## Objective
Copy every record exactly, and keep the pictures out.

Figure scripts

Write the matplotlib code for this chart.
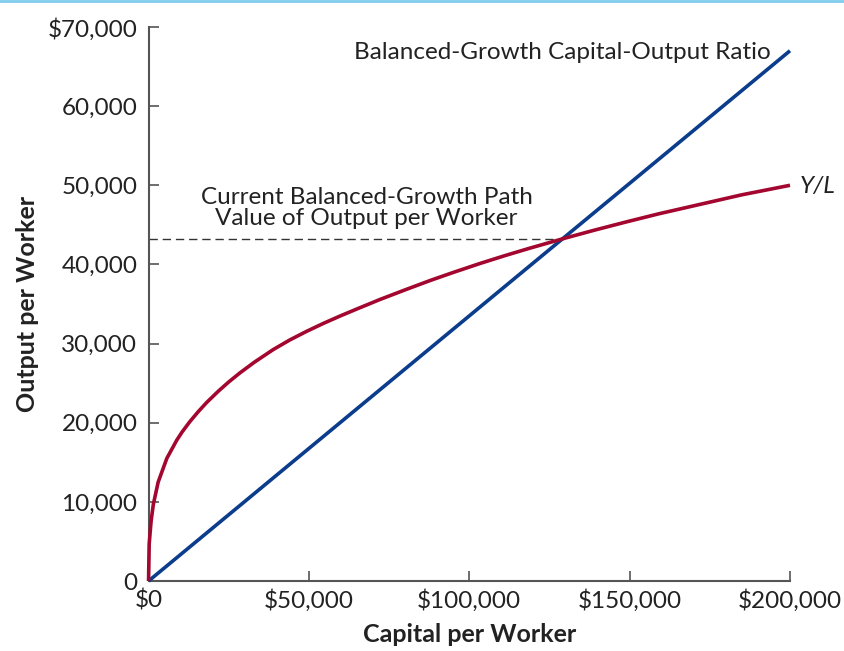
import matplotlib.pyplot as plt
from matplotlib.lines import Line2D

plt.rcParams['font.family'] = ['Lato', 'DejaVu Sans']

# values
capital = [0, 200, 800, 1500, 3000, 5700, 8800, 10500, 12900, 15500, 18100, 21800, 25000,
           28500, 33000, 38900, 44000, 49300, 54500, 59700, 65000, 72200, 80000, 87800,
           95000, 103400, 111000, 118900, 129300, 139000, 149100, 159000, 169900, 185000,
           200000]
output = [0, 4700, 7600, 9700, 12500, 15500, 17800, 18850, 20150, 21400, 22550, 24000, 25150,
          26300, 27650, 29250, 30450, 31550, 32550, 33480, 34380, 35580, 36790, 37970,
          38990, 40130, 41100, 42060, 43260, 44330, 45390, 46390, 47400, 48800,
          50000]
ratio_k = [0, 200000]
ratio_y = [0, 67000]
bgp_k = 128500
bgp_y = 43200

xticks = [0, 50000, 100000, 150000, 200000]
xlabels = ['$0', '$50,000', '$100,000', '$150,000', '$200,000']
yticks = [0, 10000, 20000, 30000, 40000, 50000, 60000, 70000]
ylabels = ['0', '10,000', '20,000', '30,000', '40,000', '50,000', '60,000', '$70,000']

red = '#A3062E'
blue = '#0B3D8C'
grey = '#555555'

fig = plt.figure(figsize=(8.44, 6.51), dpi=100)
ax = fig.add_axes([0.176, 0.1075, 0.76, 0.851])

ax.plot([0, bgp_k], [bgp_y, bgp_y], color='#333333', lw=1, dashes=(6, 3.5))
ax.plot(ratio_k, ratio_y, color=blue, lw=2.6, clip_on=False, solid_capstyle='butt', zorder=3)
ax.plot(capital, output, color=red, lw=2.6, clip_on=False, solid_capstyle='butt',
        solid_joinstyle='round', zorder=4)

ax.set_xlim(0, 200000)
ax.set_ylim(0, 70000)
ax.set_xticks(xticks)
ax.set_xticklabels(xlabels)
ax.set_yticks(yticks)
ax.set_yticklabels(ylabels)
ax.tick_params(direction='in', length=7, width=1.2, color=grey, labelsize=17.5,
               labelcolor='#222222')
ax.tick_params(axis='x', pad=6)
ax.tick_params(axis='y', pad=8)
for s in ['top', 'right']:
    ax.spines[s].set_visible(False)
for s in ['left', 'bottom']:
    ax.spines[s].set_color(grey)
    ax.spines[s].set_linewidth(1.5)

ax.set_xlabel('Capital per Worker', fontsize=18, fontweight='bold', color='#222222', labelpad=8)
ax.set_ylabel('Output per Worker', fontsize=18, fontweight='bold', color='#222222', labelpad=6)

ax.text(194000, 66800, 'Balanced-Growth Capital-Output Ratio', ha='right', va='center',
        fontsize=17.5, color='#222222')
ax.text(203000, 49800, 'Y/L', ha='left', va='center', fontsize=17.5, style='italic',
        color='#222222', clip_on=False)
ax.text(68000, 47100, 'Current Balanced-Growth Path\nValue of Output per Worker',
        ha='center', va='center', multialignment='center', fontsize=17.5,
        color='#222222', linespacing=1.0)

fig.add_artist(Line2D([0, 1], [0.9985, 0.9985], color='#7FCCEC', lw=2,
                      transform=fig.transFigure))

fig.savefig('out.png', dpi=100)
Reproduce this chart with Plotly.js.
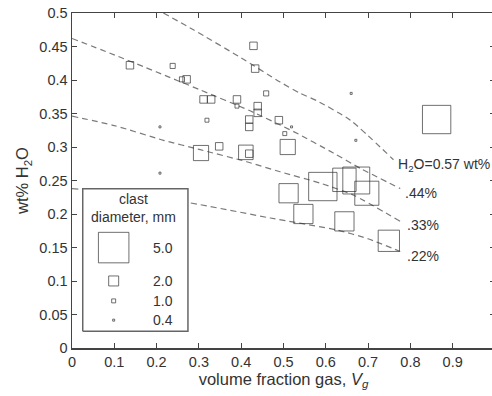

## Finished task
Write the matplotlib code for this chart.
import matplotlib.pyplot as plt
from matplotlib.lines import Line2D

plt.rcParams['font.family'] = ['Lato', 'DejaVu Sans']

# values
capital = [0, 200, 800, 1500, 3000, 5700, 8800, 10500, 12900, 15500, 18100, 21800, 25000,
           28500, 33000, 38900, 44000, 49300, 54500, 59700, 65000, 72200, 80000, 87800,
           95000, 103400, 111000, 118900, 129300, 139000, 149100, 159000, 169900, 185000,
           200000]
output = [0, 4700, 7600, 9700, 12500, 15500, 17800, 18850, 20150, 21400, 22550, 24000, 25150,
          26300, 27650, 29250, 30450, 31550, 32550, 33480, 34380, 35580, 36790, 37970,
          38990, 40130, 41100, 42060, 43260, 44330, 45390, 46390, 47400, 48800,
          50000]
ratio_k = [0, 200000]
ratio_y = [0, 67000]
bgp_k = 128500
bgp_y = 43200

xticks = [0, 50000, 100000, 150000, 200000]
xlabels = ['$0', '$50,000', '$100,000', '$150,000', '$200,000']
yticks = [0, 10000, 20000, 30000, 40000, 50000, 60000, 70000]
ylabels = ['0', '10,000', '20,000', '30,000', '40,000', '50,000', '60,000', '$70,000']

red = '#A3062E'
blue = '#0B3D8C'
grey = '#555555'

fig = plt.figure(figsize=(8.44, 6.51), dpi=100)
ax = fig.add_axes([0.176, 0.1075, 0.76, 0.851])

ax.plot([0, bgp_k], [bgp_y, bgp_y], color='#333333', lw=1, dashes=(6, 3.5))
ax.plot(ratio_k, ratio_y, color=blue, lw=2.6, clip_on=False, solid_capstyle='butt', zorder=3)
ax.plot(capital, output, color=red, lw=2.6, clip_on=False, solid_capstyle='butt',
        solid_joinstyle='round', zorder=4)

ax.set_xlim(0, 200000)
ax.set_ylim(0, 70000)
ax.set_xticks(xticks)
ax.set_xticklabels(xlabels)
ax.set_yticks(yticks)
ax.set_yticklabels(ylabels)
ax.tick_params(direction='in', length=7, width=1.2, color=grey, labelsize=17.5,
               labelcolor='#222222')
ax.tick_params(axis='x', pad=6)
ax.tick_params(axis='y', pad=8)
for s in ['top', 'right']:
    ax.spines[s].set_visible(False)
for s in ['left', 'bottom']:
    ax.spines[s].set_color(grey)
    ax.spines[s].set_linewidth(1.5)

ax.set_xlabel('Capital per Worker', fontsize=18, fontweight='bold', color='#222222', labelpad=8)
ax.set_ylabel('Output per Worker', fontsize=18, fontweight='bold', color='#222222', labelpad=6)

ax.text(194000, 66800, 'Balanced-Growth Capital-Output Ratio', ha='right', va='center',
        fontsize=17.5, color='#222222')
ax.text(203000, 49800, 'Y/L', ha='left', va='center', fontsize=17.5, style='italic',
        color='#222222', clip_on=False)
ax.text(68000, 47100, 'Current Balanced-Growth Path\nValue of Output per Worker',
        ha='center', va='center', multialignment='center', fontsize=17.5,
        color='#222222', linespacing=1.0)

fig.add_artist(Line2D([0, 1], [0.9985, 0.9985], color='#7FCCEC', lw=2,
                      transform=fig.transFigure))

fig.savefig('out.png', dpi=100)
Reproduce this chart with Plotly.js.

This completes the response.